Significant sleep improvements after GLED exposure were reported in our previous study on normal vision migraine patients, where most patients initiated daily GLED exposure prior to sleeping at night. Patients were instructed to refrain from participating in activities that required external light sources (ie, screens/monitors) during GLED exposure. Since the correlation between pre-sleep blue light exposure from electronic screens and poor sleep quality has been well-documented,[26,27] it was suggested that the improvements in sleep quality after GLED exposure were due to the reduction of blue light exposure prior to sleep. However, the subject here performed daily GLED exposure between the hours of 9:00 AM and 3:00 PM; yet he also reported improvements in sleep quality. This suggests that GLED exposure itself has a modulatory effect on sleep that is separate from the avoidance of electronic screens before sleeping at night.

Another notable factor potentially affecting the results of this report is the subject’s preconceived notion of GLED’s effects. The subject inquired about joining the GLED clinical study after hearing of the initial positive outcomes of the study on National Public Radio. It is reasonable to consider that the subject’s positive expectations of GLED exposure partially contributed to the improvements in pain and quality of life measures. To rule out this limitation, exposure to different color wavelengths will be required in further studies involving colorblind patients.

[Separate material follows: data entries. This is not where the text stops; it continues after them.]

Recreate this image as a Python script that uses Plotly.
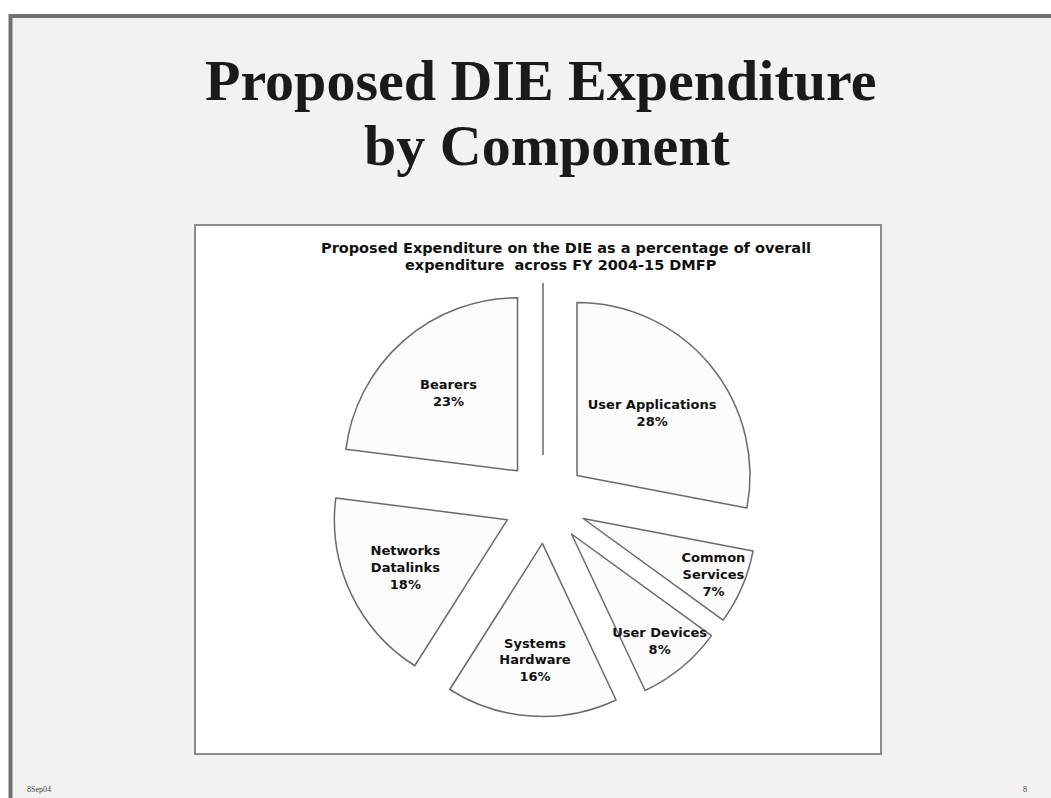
import plotly.graph_objects as go

W, H = 1051, 798

# ---- data ----
categories = ["User Applications", "Common Services", "User Devices",
              "Systems Hardware", "Networks Datalinks", "Bearers"]
label_lines = ["User Applications", "Common<br>Services", "User Devices",
               "Systems<br>Hardware", "Networks<br>Datalinks", "Bearers"]
shares = [28, 7, 8, 16, 18, 23]

slide_title = ["Proposed DIE Expenditure", "by Component"]
chart_title = ["Proposed Expenditure on the DIE as a percentage of overall",
               "expenditure  across FY 2004-15 DMFP"]
footer_left = "8Sep04"
footer_right = "8"


def px(x):
    return x / W


def py(y):
    return 1 - y / H


# pie geometry (pixels)
cx, cy, r, pull = 545, 502, 173, 0.24
half = r * (1 + pull)

fig = go.Figure()
fig.add_trace(go.Pie(
    labels=categories,
    values=shares,
    text=label_lines,
    texttemplate="%{text}<br>%{value}%",
    textposition="inside",
    insidetextorientation="horizontal",
    sort=False,
    direction="clockwise",
    rotation=0,
    pull=[pull] * len(shares),
    marker=dict(colors=["#fcfcfc"] * len(shares),
                line=dict(color="#6a6a6a", width=1.5)),
    textfont=dict(family="DejaVu Sans", size=13, color="#111111", weight="bold"),
    hoverinfo="label+percent",
    showlegend=False,
    domain=dict(x=[px(cx - half), px(cx + half)],
                y=[py(cy + half), py(cy - half)]),
))

shapes = [
    # slide background with border
    dict(type="rect", xref="paper", yref="paper", layer="below",
         x0=px(10.5), x1=px(1070), y0=py(16), y1=py(820),
         fillcolor="#f2f2f2", line=dict(color="#707070", width=4)),
    # chart box
    dict(type="rect", xref="paper", yref="paper", layer="below",
         x0=px(195), x1=px(881), y0=py(225), y1=py(754),
         fillcolor="#ffffff", line=dict(color="#8c8c8c", width=2)),
    # thin vertical line in the gap
    dict(type="line", xref="paper", yref="paper", layer="above",
         x0=px(543), x1=px(543), y0=py(283), y1=py(455),
         line=dict(color="#6a6a6a", width=1.5)),
]

annotations = [
    dict(text=slide_title[0], x=px(540), y=py(81), xref="paper", yref="paper",
         showarrow=False, xanchor="center", yanchor="middle",
         font=dict(family="Liberation Serif", size=58, color="#1a1a1a", weight="bold")),
    dict(text=slide_title[1], x=px(547), y=py(146), xref="paper", yref="paper",
         showarrow=False, xanchor="center", yanchor="middle",
         font=dict(family="Liberation Serif", size=58, color="#1a1a1a", weight="bold")),
    dict(text=chart_title[0], x=px(566), y=py(248), xref="paper", yref="paper",
         showarrow=False, xanchor="center", yanchor="middle",
         font=dict(family="DejaVu Sans", size=14.5, color="#111111", weight="bold")),
    dict(text=chart_title[1], x=px(561), y=py(265), xref="paper", yref="paper",
         showarrow=False, xanchor="center", yanchor="middle",
         font=dict(family="DejaVu Sans", size=14.5, color="#111111", weight="bold")),
    dict(text=footer_left, x=px(25), y=py(789), xref="paper", yref="paper",
         showarrow=False, xanchor="left", yanchor="middle",
         font=dict(family="Liberation Serif", size=8, color="#444444")),
    dict(text=footer_right, x=px(1025), y=py(789), xref="paper", yref="paper",
         showarrow=False, xanchor="center", yanchor="middle",
         font=dict(family="Liberation Serif", size=8, color="#444444")),
]

fig.update_layout(
    width=W, height=H,
    margin=dict(l=0, r=0, t=0, b=0),
    paper_bgcolor="#ffffff",
    plot_bgcolor="#ffffff",
    shapes=shapes,
    annotations=annotations,
    showlegend=False,
    uniformtext=dict(minsize=13, mode="show"),
)

fig.write_html("out.html",
               config={"displayModeBar": False},
               post_script="document.body.style.margin='0';document.body.style.padding='0';")
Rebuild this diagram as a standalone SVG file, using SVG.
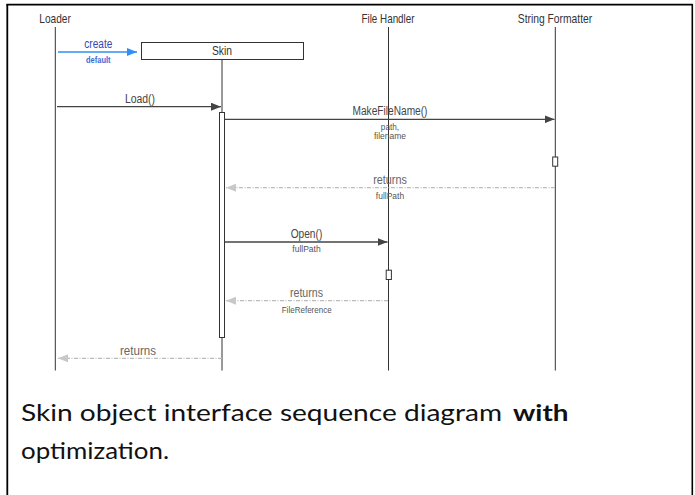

To summarize, this pain-relieving effect of GLED observed in a colorblind subject provides insights into the different subtypes of photoreceptive cells that can modulate pain sensitivity. This pivotal observation will undoubtedly impact the design of future studies assessing the benefits of light therapy across multiple conditions. Furthermore, these results reveal the strong potential of GLED-induced analgesia, even in visually impaired patients.

Limitations of the Study

This case report possesses limitations due to constraints on research design and methodology. These factors may impact the findings of our study and must be reported. First, the subject contacted the clinic with expectations that GLED will alleviate his headache. Second, self-reported improvement through questionnaires may induce bias in the reported results; the subject could expect sleep improvement as he is asked to fill a sleep improvement questionnaire. It is also important to notice that regardless of the positive effects of GLED exposure, the patient did not report any modifications to his analgesic medication. Daily habits could explain this observation, but GLED’s potential effects on medication intake will require a throughout analysis in more patients and should be included in future clinical trials. Additionally, while we assumed that the subject’s headache may be secondary to headaches attributed to other disorders of homeostasis given his history of polycythemia vera, it is also possible that his headaches are secondary to medication overuse headache. Finally, this case report does not include a color electroretinography analysis. This technique would have permitted us to confirm or refute the assumption that the patient does not have normally functioning retinal cones that are sensitive to the green light. More knowledge about the functionality of the subject’s retinal cones would have provided insights into the potential involvement of visual cortices. All these limitations are of crucial interest as they will allow the accurate design of future studies involving more patients. The purpose of this case report is to present potential hypotheses on how GLED could modulate neuronal functions, hypotheses that require further studies.